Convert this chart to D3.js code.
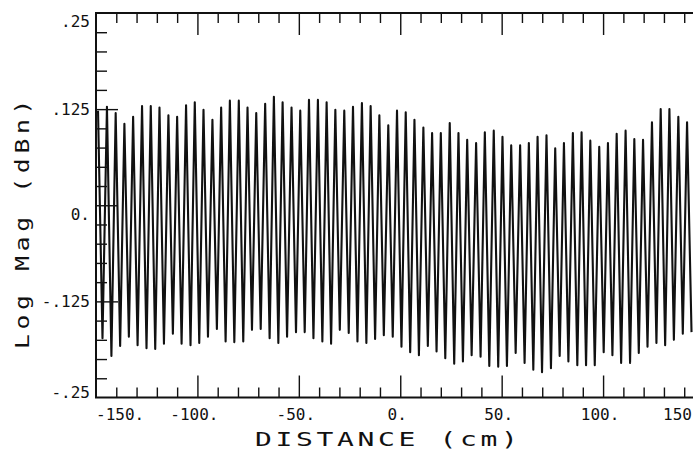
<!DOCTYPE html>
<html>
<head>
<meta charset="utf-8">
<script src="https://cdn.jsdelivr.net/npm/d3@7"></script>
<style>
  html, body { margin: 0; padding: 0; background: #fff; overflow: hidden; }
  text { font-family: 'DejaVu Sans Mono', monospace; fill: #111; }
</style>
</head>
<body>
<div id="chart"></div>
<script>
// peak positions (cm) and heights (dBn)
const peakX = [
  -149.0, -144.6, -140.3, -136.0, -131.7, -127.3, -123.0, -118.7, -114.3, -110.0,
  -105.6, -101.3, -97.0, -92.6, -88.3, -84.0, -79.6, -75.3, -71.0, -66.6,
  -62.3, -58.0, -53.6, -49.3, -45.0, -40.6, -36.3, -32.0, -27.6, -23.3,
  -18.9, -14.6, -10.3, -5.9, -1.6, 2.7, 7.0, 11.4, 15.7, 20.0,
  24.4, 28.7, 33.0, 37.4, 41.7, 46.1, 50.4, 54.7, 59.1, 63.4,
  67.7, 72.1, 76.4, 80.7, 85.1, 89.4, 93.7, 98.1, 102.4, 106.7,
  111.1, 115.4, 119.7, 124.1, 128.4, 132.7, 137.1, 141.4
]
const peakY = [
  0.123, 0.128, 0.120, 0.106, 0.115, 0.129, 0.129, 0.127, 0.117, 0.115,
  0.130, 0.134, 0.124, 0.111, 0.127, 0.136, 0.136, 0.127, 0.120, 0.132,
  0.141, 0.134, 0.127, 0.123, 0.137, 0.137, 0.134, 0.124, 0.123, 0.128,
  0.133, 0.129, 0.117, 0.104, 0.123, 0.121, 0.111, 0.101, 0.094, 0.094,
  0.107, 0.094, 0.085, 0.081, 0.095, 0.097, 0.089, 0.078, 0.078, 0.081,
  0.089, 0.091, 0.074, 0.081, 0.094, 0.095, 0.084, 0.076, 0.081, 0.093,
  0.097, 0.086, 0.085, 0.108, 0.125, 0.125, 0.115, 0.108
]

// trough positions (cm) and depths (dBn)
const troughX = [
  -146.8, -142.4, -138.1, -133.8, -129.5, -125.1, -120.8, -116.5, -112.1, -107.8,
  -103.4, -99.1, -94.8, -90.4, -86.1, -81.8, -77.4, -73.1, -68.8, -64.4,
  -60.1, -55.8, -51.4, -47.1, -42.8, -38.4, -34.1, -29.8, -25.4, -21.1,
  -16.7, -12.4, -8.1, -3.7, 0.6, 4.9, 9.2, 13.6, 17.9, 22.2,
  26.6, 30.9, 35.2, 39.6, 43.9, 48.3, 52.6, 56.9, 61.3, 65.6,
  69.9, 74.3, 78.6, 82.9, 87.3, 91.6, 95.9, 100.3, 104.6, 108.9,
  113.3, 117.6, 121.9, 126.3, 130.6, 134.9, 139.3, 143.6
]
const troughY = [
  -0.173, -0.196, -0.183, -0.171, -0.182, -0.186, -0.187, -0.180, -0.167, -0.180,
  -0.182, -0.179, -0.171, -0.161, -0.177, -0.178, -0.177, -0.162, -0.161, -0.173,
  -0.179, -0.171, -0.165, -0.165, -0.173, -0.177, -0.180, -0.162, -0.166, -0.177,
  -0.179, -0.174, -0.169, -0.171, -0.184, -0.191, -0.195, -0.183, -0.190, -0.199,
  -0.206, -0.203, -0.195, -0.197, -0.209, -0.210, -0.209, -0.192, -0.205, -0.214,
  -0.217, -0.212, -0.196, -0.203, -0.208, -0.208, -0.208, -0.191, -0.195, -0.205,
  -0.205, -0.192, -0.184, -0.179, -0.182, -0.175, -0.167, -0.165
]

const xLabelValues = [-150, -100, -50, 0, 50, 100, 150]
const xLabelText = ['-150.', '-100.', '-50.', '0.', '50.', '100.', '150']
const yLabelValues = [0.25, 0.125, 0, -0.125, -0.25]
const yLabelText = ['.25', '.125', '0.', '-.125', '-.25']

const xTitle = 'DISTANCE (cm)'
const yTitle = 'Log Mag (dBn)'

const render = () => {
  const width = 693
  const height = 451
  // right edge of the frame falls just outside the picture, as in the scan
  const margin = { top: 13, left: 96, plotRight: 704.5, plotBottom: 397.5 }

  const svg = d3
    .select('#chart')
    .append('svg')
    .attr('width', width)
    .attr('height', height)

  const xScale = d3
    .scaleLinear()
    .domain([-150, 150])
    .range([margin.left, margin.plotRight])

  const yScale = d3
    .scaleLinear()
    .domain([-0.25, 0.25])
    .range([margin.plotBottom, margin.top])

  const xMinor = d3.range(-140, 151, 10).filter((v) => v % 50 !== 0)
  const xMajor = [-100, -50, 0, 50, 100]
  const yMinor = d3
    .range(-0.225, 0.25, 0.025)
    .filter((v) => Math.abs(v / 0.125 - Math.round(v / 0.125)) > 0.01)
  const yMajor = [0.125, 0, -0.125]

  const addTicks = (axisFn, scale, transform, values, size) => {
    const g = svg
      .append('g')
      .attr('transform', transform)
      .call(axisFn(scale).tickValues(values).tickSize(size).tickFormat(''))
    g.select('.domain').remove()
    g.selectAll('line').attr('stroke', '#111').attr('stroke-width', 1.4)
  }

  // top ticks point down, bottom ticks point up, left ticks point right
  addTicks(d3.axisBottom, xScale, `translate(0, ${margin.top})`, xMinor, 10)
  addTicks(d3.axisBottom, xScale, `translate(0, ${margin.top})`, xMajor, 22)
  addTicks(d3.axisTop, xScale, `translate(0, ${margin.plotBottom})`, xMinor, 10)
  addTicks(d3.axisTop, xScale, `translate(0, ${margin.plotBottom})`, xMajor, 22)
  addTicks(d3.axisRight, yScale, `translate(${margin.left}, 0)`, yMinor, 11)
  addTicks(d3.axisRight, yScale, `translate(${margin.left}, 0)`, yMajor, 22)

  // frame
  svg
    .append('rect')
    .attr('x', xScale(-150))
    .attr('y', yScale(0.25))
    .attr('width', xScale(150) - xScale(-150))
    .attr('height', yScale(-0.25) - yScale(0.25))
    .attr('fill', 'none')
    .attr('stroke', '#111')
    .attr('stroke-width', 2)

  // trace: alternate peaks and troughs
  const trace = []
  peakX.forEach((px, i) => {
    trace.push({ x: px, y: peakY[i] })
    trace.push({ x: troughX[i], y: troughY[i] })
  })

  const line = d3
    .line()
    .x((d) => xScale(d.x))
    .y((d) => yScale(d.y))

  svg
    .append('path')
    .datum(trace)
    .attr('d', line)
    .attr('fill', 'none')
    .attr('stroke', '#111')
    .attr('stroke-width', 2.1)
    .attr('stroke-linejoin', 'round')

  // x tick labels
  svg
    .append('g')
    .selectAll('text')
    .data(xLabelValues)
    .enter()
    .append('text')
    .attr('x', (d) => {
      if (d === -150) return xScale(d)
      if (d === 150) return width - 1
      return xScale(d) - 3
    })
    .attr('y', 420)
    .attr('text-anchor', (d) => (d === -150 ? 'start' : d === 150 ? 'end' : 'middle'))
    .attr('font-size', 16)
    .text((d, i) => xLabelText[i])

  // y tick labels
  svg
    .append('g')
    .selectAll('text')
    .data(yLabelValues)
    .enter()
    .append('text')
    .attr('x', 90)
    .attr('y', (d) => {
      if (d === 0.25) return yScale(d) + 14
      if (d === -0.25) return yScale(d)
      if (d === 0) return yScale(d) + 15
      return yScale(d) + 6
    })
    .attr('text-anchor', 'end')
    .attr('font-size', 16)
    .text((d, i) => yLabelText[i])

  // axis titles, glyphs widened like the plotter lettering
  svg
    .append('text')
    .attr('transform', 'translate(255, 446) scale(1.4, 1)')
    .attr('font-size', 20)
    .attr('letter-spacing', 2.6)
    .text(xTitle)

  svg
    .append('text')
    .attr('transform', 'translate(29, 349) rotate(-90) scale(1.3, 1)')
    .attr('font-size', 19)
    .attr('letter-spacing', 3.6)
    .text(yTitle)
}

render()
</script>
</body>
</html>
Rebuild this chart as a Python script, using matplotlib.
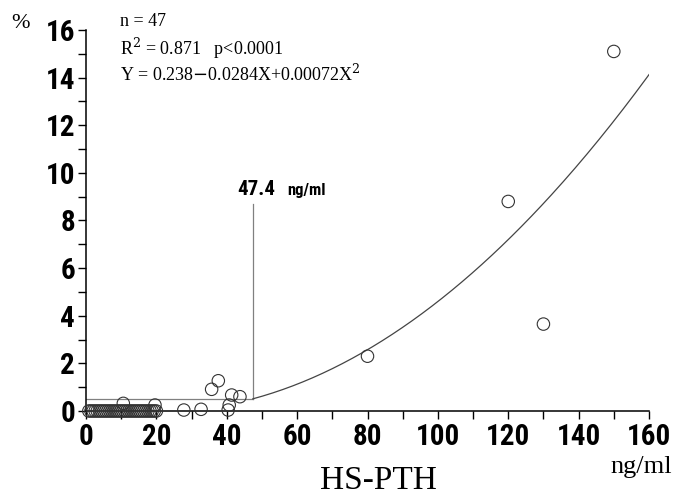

- [PROBLEM REQUIREMENTS] Using the listing above, return all lines where the word "this" occurs.

- [TASK SOLUTION]
Convert this chart to D3.js code.
Rebuild this chart as a Python script, using matplotlib.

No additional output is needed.